• _PROBLEM TO WORK ON_
Carry none of the pictures over; set down the material below exactly.

• _MATERIAL PROVIDED_
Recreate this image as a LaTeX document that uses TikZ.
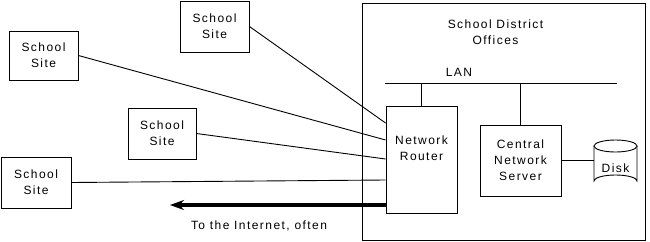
\documentclass[tikz,border=0pt]{standalone}
\usepackage{fontspec}
\setmainfont{Liberation Sans}[LetterSpace=12]
\usetikzlibrary{arrows.meta}
\begin{document}
\begin{tikzpicture}[x=1pt,y=-1pt,line width=0.9pt,
  lbl/.style={font=\fontsize{12}{16}\selectfont,align=center,inner sep=0pt},
  box/.style={draw,rectangle,inner sep=0pt,lbl},
  site/.style={box,minimum width=69pt,minimum height=50pt},
  conn/.style={draw},
  thick arrow/.style={line width=3.6pt,-{Stealth[length=14pt,width=10pt]}}]
\useasboundingbox (0,0) rectangle (650,241);
% school district offices
\node[draw,rectangle,minimum width=283pt,minimum height=237pt,inner sep=0pt] (offices) at (503.5,121.5) {};
\node[lbl] (title) at (495.5,32) {School District\\Offices};
\node[lbl] (lanlabel) at (459,72) {LAN};
\coordinate (lanL) at (385,83);
\coordinate (lanR) at (617,83);
\draw (lanL) -- (lanR);
% router
\node[box,minimum width=71pt,minimum height=107pt] (router) at (421.5,159.5) {};
\node[lbl] (routerlabel) at (421.5,148.5) {Network\\Router};
% server
\node[box,minimum width=81pt,minimum height=71pt] (server) at (520.5,160.5) {Central\\Network\\Server};
% disk
\node[lbl,minimum width=43pt,minimum height=47pt] (disk) at (615.5,163.5) {};
\draw (594,146) -- (594,181) arc[start angle=180,end angle=360,x radius=21.5,y radius=6] -- (637,146);
\draw (615.5,146) ellipse[x radius=21.5,y radius=6];
\node[lbl] (disklabel) at (615.5,168) {Disk};
% connectors inside
\draw (router.north) -- (router.north |- lanL);
\draw (server.north) -- (server.north |- lanL);
\draw (server.east) -- (server.east -| disk.west);
% school sites
\node[site,minimum height=51pt] (siteA) at (214.5,26.5) {School\\Site};
\node[site,minimum height=49pt] (siteB) at (43.5,55.5) {School\\Site};
\node[site,minimum width=68pt,minimum height=51pt] (siteC) at (162,133.5) {School\\Site};
\node[site,minimum width=70pt,minimum height=51pt] (siteD) at (36,182.5) {School\\Site};
\draw (siteA.east) -- ([yshift=36.5pt]router.west);
\draw (siteB.east) -- ([yshift=19.5pt]router.west);
\draw (siteC.east) -- ([yshift=0.5pt]router.west);
\draw (siteD.east) -- ([yshift=-20.5pt]router.west);
% internet
\coordinate (inet) at (170,205);
\draw[thick arrow] ([yshift=-45.5pt]router.west) -- (inet);
\node[lbl] (inetlabel) at (259,226) {To the Internet, often};
\end{tikzpicture}
\end{document}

• _EXERCISE OUTPUT_
Recreate this image as a LaTeX document that uses TikZ.
\documentclass[tikz,border=0pt]{standalone}
\usepackage{fontspec}
\setmainfont{Liberation Sans}[LetterSpace=12]
\usetikzlibrary{arrows.meta}
\begin{document}
\begin{tikzpicture}[x=1pt,y=-1pt,line width=0.9pt,
  lbl/.style={font=\fontsize{12}{16}\selectfont,align=center,inner sep=0pt},
  box/.style={draw,rectangle,inner sep=0pt,lbl},
  site/.style={box,minimum width=69pt,minimum height=50pt},
  conn/.style={draw},
  thick arrow/.style={line width=3.6pt,-{Stealth[length=14pt,width=10pt]}}]
\useasboundingbox (0,0) rectangle (650,241);
% school district offices
\node[draw,rectangle,minimum width=283pt,minimum height=237pt,inner sep=0pt] (offices) at (503.5,121.5) {};
\node[lbl] (title) at (495.5,32) {School District\\Offices};
\node[lbl] (lanlabel) at (459,72) {LAN};
\coordinate (lanL) at (385,83);
\coordinate (lanR) at (617,83);
\draw (lanL) -- (lanR);
% router
\node[box,minimum width=71pt,minimum height=107pt] (router) at (421.5,159.5) {};
\node[lbl] (routerlabel) at (421.5,148.5) {Network\\Router};
% server
\node[box,minimum width=81pt,minimum height=71pt] (server) at (520.5,160.5) {Central\\Network\\Server};
% disk
\node[lbl,minimum width=43pt,minimum height=47pt] (disk) at (615.5,163.5) {};
\draw (594,146) -- (594,181) arc[start angle=180,end angle=360,x radius=21.5,y radius=6] -- (637,146);
\draw (615.5,146) ellipse[x radius=21.5,y radius=6];
\node[lbl] (disklabel) at (615.5,168) {Disk};
% connectors inside
\draw (router.north) -- (router.north |- lanL);
\draw (server.north) -- (server.north |- lanL);
\draw (server.east) -- (server.east -| disk.west);
% school sites
\node[site,minimum height=51pt] (siteA) at (214.5,26.5) {School\\Site};
\node[site,minimum height=49pt] (siteB) at (43.5,55.5) {School\\Site};
\node[site,minimum width=68pt,minimum height=51pt] (siteC) at (162,133.5) {School\\Site};
\node[site,minimum width=70pt,minimum height=51pt] (siteD) at (36,182.5) {School\\Site};
\draw (siteA.east) -- ([yshift=36.5pt]router.west);
\draw (siteB.east) -- ([yshift=19.5pt]router.west);
\draw (siteC.east) -- ([yshift=0.5pt]router.west);
\draw (siteD.east) -- ([yshift=-20.5pt]router.west);
% internet
\coordinate (inet) at (170,205);
\draw[thick arrow] ([yshift=-45.5pt]router.west) -- (inet);
\node[lbl] (inetlabel) at (259,226) {To the Internet, often};
\end{tikzpicture}
\end{document}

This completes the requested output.